Na semana passada escrevi sobre a importância de os meios de produção de cidade serem democratizados, isto é, serem colocados ao serviço da maioria, escapando ao jugo tendencialmente monopolista dos mercados. Procurei defender que a exigência de um Estado mais robusto não chega e que é necessário fazer emergir movimentos de base que tomem nas suas mãos os meios de produção de cidade. Os principais desafios são: organização e financiamento.
A “Granby 4 Streets” é um exemplo de enorme impacto. Numa zona degradada de Liverpool, os vizinhos organizaram-se para desenvolver um projeto de “community land trust” (CLT) – sistema de crédito comunitário – que permitiu reabilitar as quatro ruas. Com uma equipa técnica de apoio constituída pelo coletivo Assemble, o processo ganhou ainda maior visibilidade depois de vencer o reputado Prémio Turner para Artes Visuais de 2015. Na sequência do projeto de Liverpool, o mayor de Londres, Sadiq Khan, disponibilizou dois lotes de terreno para o desenvolvimento de projetos de CLT e, no mês passado, o governo conservador anunciou a criação de um fundo para desenvolvimento de projetos comunitários de habitação, disponibilizando centenas de milhões de libras para o efeito.
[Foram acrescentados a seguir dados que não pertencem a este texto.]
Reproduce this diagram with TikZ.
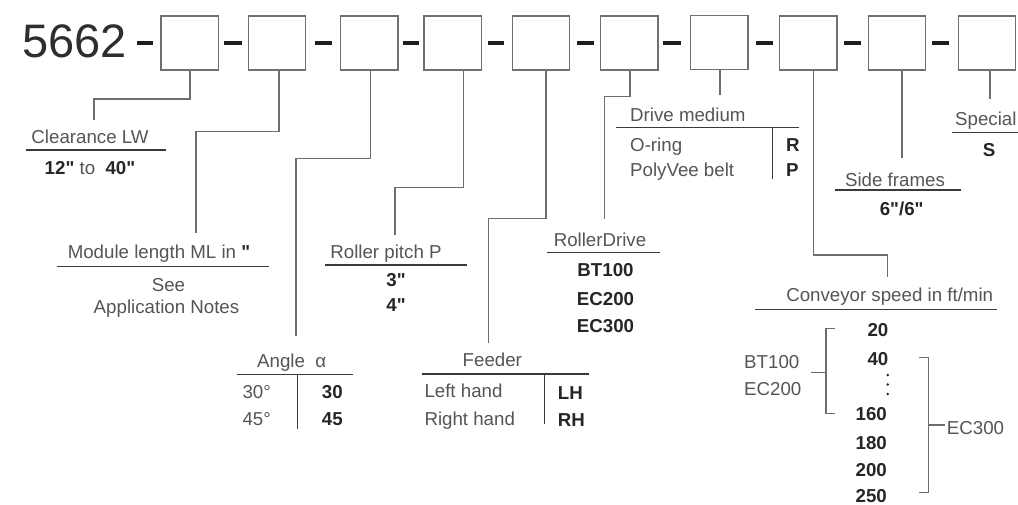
\documentclass[tikz,border=0pt]{standalone}
\usepackage{fontspec}
\setmainfont{Liberation Sans}[Ligatures=TeXOff]
\definecolor{labelgray}{HTML}{555555}
\definecolor{valgray}{HTML}{262626}
\definecolor{boxgray}{HTML}{707070}
\definecolor{linegray}{HTML}{6E6E6E}
\definecolor{rulegray}{HTML}{3A3A3A}
\definecolor{bargray}{HTML}{1E1E1E}
\definecolor{numgray}{HTML}{2E2E2E}
\tikzset{
  lbl/.style={font=\fontsize{18.7}{20}\selectfont, text=labelgray, inner sep=0pt, text height=13.4pt, text depth=0pt},
  val/.style={lbl, font=\fontsize{18.7}{20}\selectfont\bfseries, text=valgray},
  codebox/.style={draw=boxgray, line width=1.3pt, minimum width=57.3pt, minimum height=54pt, inner sep=0pt},
  sepbar/.style={draw=bargray, line width=4pt},
  conn/.style={draw=linegray, line width=1.2pt},
  rulel/.style={draw=rulegray, line width=1.1pt},
  brk/.style={draw=linegray, line width=1.1pt}
}
\begin{document}
\begin{tikzpicture}[x=1pt,y=-1pt]
\useasboundingbox (0,0) rectangle (1018,504);
\fill[white] (0,0) rectangle (1018,504);

% code
\node[font=\fontsize{47}{50}\selectfont, text=numgray, inner sep=0pt, text height=33.7pt, text depth=0pt] (code) at (74.7,41) {5662};

% boxes
\node[codebox] (b1) at (189.5,43) {};
\node[codebox] (b2) at (276.9,43) {};
\node[codebox] (b3) at (369.2,43) {};
\node[codebox] (b4) at (452.5,43) {};
\node[codebox] (b5) at (541,43) {};
\node[codebox] (b6) at (629.3,43) {};
\node[codebox] (b7) at (719.2,42.2) {};
\node[codebox] (b8) at (808.3,43) {};
\node[codebox] (b9) at (896.8,43) {};
\node[codebox] (b10) at (986.8,43) {};

% separator bars
\foreach \a/\b in {136.7/153.3, 224/241.7, 315/331.7, 402.7/419.3, 487.7/504.3, 576.7/593.7, 663.3/680.7, 755.7/773, 844/860.7, 932/948.7}
  \draw[sepbar] (\a,43.3) -- (\b,43.3);

% free ends of connectors
\coordinate (e1) at (94,120);
\coordinate (e2) at (196,233.3);
\coordinate (e3) at (296,336);
\coordinate (e4) at (395,235);
\coordinate (e5) at (488.7,343);
\coordinate (e6) at (604.3,219.3);
\coordinate (e7) at (720,95);
\coordinate (e8) at (887.3,276.7);
\coordinate (e9) at (902,158.3);
\coordinate (e10) at (990,99.3);

% connectors
\draw[conn] ([xshift=0.5pt]b1.south) -- ([xshift=0.5pt]b1.south |- 0,99) -| (e1);
\draw[conn] ([xshift=2pt]b2.south) -- ([xshift=2pt]b2.south |- 0,131.7) -| (e2);
\draw[conn] ([xshift=1.5pt]b3.south) -- ([xshift=1.5pt]b3.south |- 0,158.3) -| (e3);
\draw[conn] ([xshift=10.8pt]b4.south) -- ([xshift=10.8pt]b4.south |- 0,187.3) -| (e4);
\draw[conn] ([xshift=5pt]b5.south) -- ([xshift=5pt]b5.south |- 0,218.3) -| (e5);
\draw[conn] ([xshift=0.7pt]b6.south) -- ([xshift=0.7pt]b6.south |- 0,96.7) -| (e6);
\draw[conn] ([xshift=0.8pt]b7.south) -- (e7);
\draw[conn] ([xshift=5.2pt]b8.south) -- ([xshift=5.2pt]b8.south |- 0,255) -| (e8);
\draw[conn] ([xshift=5.2pt]b9.south) -- (e9);
\draw[conn] ([xshift=3.2pt]b10.south) -- (e10);

% Clearance LW
\node[lbl] (clw) at (90,136.7) {Clearance LW};
\draw[rulel] (26,150) -- (166,150);
\node[lbl] (clwv) at (90,167.7) {\textbf{\color{valgray}12"} to\ \ \textbf{\color{valgray}40"}};

% Module length
\node[lbl] (ml) at (159,251.7) {Module length ML in \textbf{\color{valgray}"}};
\draw[rulel] (56.7,266.7) -- (269.3,266.7);
\node[lbl] (mlsee) at (168.5,284.3) {See};
\node[lbl] (mlapp) at (166.5,306.7) {Application Notes};

% Roller pitch
\node[lbl] (rp) at (386,251.7) {Roller pitch P};
\draw[rulel] (325,265) -- (466.7,265);
\node[val] (rp3) at (396,280) {3"};
\node[val] (rp4) at (396,305) {4"};

% Angle
\node[lbl] (ang) at (291.7,361) {Angle\ \ α};
\draw[rulel] (236.7,374.3) -- (353.3,374.3);
\draw[rulel] (297.3,374.3) -- (297.3,429.3);
\node[lbl, anchor=west] (a30) at (242.3,391.7) {30°};
\node[lbl, anchor=west] (a45) at (242.3,419) {45°};
\node[val, anchor=west] (v30) at (321.7,391.7) {30};
\node[val, anchor=west] (v45) at (321.7,419) {45};

% Feeder
\node[lbl] (fd) at (492.3,360) {Feeder};
\draw[rulel] (421.7,374) -- (589.3,374);
\draw[rulel] (544.3,374) -- (544.3,424);
\node[lbl, anchor=west] (flh) at (424.3,390.7) {Left hand};
\node[lbl, anchor=west] (frh) at (424.3,418.3) {Right hand};
\node[val, anchor=west] (vlh) at (557.7,392.3) {LH};
\node[val, anchor=west] (vrh) at (557.7,420) {RH};

% RollerDrive
\node[lbl] (rd) at (600,239.3) {RollerDrive};
\draw[rulel] (546.7,252.7) -- (660,252.7);
\node[val] (rd1) at (605.5,270) {BT100};
\node[val] (rd2) at (605.5,298.3) {EC200};
\node[val] (rd3) at (605.5,326) {EC300};

% Drive medium
\node[lbl, anchor=west] (dm) at (630,115) {Drive medium};
\draw[rulel] (616,127.3) -- (799.3,127.3);
\draw[rulel] (772.3,127.3) -- (772.3,179.3);
\node[lbl, anchor=west] (dmo) at (630,145) {O-ring};
\node[lbl, anchor=west] (dmp) at (630,170) {PolyVee belt};
\node[val, anchor=west] (dmr) at (786,145) {R};
\node[val, anchor=west] (dmpv) at (786,170) {P};

% Side frames
\node[lbl] (sf) at (895,179.3) {Side frames};
\draw[rulel] (835,190) -- (960.7,190);
\node[val] (sfv) at (901.7,208.3) {6"/6"};

% Special
\node[lbl, anchor=west] (sp) at (955,118.3) {Special};
\draw[rulel] (952.3,132.3) -- (1018,132.3);
\node[val] (spv) at (989,150) {S};

% Conveyor speed
\node[lbl] (cs) at (889.7,295) {Conveyor speed in ft/min};
\draw[rulel] (755,309.3) -- (997.3,309.3);
\node[val, anchor=east] (s20) at (888.5,330) {20};
\node[val, anchor=east] (s40) at (888.5,359) {40};
\foreach \yy in {375,384.5,394} \fill[valgray] (887.8,\yy) circle (1.4pt);
\node[val, anchor=east] (s160) at (887,414) {160};
\node[val, anchor=east] (s180) at (887,442.3) {180};
\node[val, anchor=east] (s200) at (887,469.3) {200};
\node[val, anchor=east] (s250) at (887,495.3) {250};

% left bracket
\draw[brk] (835,328.3) -- (826,328.3) -- (826,413.3) -- (835,413.3);
\draw[brk] (811,372.7) -- (826,372.7);
\node[lbl, anchor=west] (lbt) at (744,361.7) {BT100};
\node[lbl, anchor=west] (lec) at (744,388.3) {EC200};

% right bracket
\draw[brk] (919.3,357.3) -- (928.3,357.3) -- (928.3,492.7) -- (919.3,492.7);
\draw[brk] (928.3,425) -- (945,425);
\node[lbl, anchor=west] (rec) at (946.7,427.7) {EC300};
\end{tikzpicture}
\end{document}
Mas as CLT não são a única solução. Em vários países têm-se constituído instituições de banca ética (ao que parece, proibidas em Portugal), espaços de apoio a iniciativas cidadãs e movimentos de associativismo/cooperativismo a diversos níveis. A vantagem financeira destes projetos, por oposição aos dos mercados imobiliários tradicionais, é que o seu principal objetivo não é nem a criação de mais-valias financeiras e lucros nem a acumulação de propriedade. Do ponto de vista do interesse público, quando bem estruturados e ancorados na produção do bem comum, dinamizam a economia local, criam emprego estável e resultam em operações urbanas sustentáveis no tempo e na escala (não dependentes das flutuações de mercado). Mais, a sua constituição não está condicionada a um interesse exógeno, mas a um movimento endógeno do território, pelo que encontra em qualquer espaço habitado um potencial transformador.